GETFund has no mandate to build infrastructure in private tertiary institutions

The Deputy Minister of Education in charge of Tertiary Education, Mr Samuel Okudzeto Ablakwa, has explained that the ministry does not have the mandate to use funds from the Ghana Education Trust Fund (GETFund) to develop permanent infrastructure in private tertiary institutions.

He said the GETFund Act did not permit that “else we will be held to be doing something illegal if we are to go and invest in infrastructure in a private institution.”

Speaking in an interview on the petition of the Private University Students Association of Ghana (PUSAG) that GETFund resources be used to put up infrastructure such as lecture theatres and hostel facilities, Mr Ablakwa said the Act was clear as to who qualified to benefit from the fund.

GETFund Act

The GETFund Act 2000, Act 581,Section 2A states: “For the purpose of attaining this object, the monies from the fund are to be expended to provide financial support to the agencies and institutions under the Ministry of Education, through the ministry, for the development and maintenance of essential academic facilities and infrastructure in public educational institutions particularly, in tertiary institutions.”

Mr Ablakwa explained that the GETFund, as it stood now, could not support the private tertiary universities and other private tertiary institutions with infrastructure because the ownership of those institutions were vested in the proprietor and not the State as was the case with public educational institutions.

Student fund focused

Mr Ablakwa explained that what successive governments had been doing since the Fourth Republic was that “we invest in the students”, such as donation of GETFund buses for the use of students, scholarships, students’ loans and donation of computers.

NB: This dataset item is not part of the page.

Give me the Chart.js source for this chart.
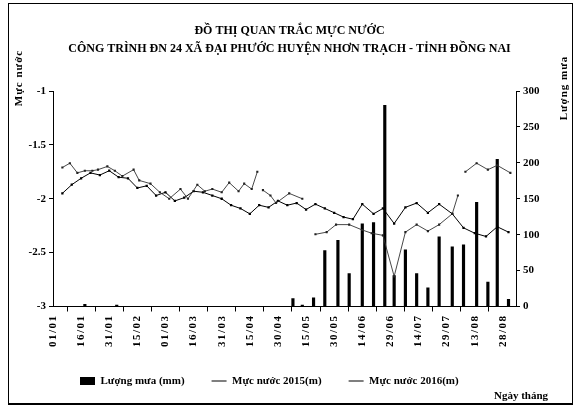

“Occasionally, we make donations of GETFund buses for students in private universities to use such that if the owner changes his mind not to operate the university, we can collect the bus and reallocate it to another university. We invest in computers. We give them scholarship and currently there are many students in private universities who are on the GETFund scholarship,” he stressed.

Benefits

He said currently about 6,400 private university students were benefiting from the Students’ Loan Trust, just like their counterparts in the public universities.

“So, you can see that it is not true that private university students are not benefiting from the GETFund. They are benefiting either through scholarship, through student loans, the computers and buses we donate occasionally.

“But asking that we go and build physical properties such as hostels and lecture theatres, the law does not allow us and we do not think that it is wise. It is too risky and even with a future amendment, we are not too sure this can be achieved.

“Apart from the fact that the law does not allow us, it is really also not morally right,” Mr Ablakwa explained.

Proposals

He, therefore, advised the students to come out with a proposal as to how they could access the GETFund more in terms of support to students, beyond whatever the ministry had done, stressing, “once there are ideas which border on the students benefiting directly and not on physical infrastructure, we are fine.” 

Charter

Touching on the charter of private universities, Mr Ablakwa explained that the quality assurance put in place to ensure strict adherence to laid-down rules in the educational sector by private institutions is for the interest of the students.

He explained that charters were not political decisions, but decisions by independent technical bodies made up of the National Accreditation Board (NAB) and the National Council for Tertiary Education (NCTE).

He said, as of now, the NAB had not forwarded any request for the President to sign the Presidential Charter neither is there any before the Ministry of Education that the ministry had failed to forward to the President.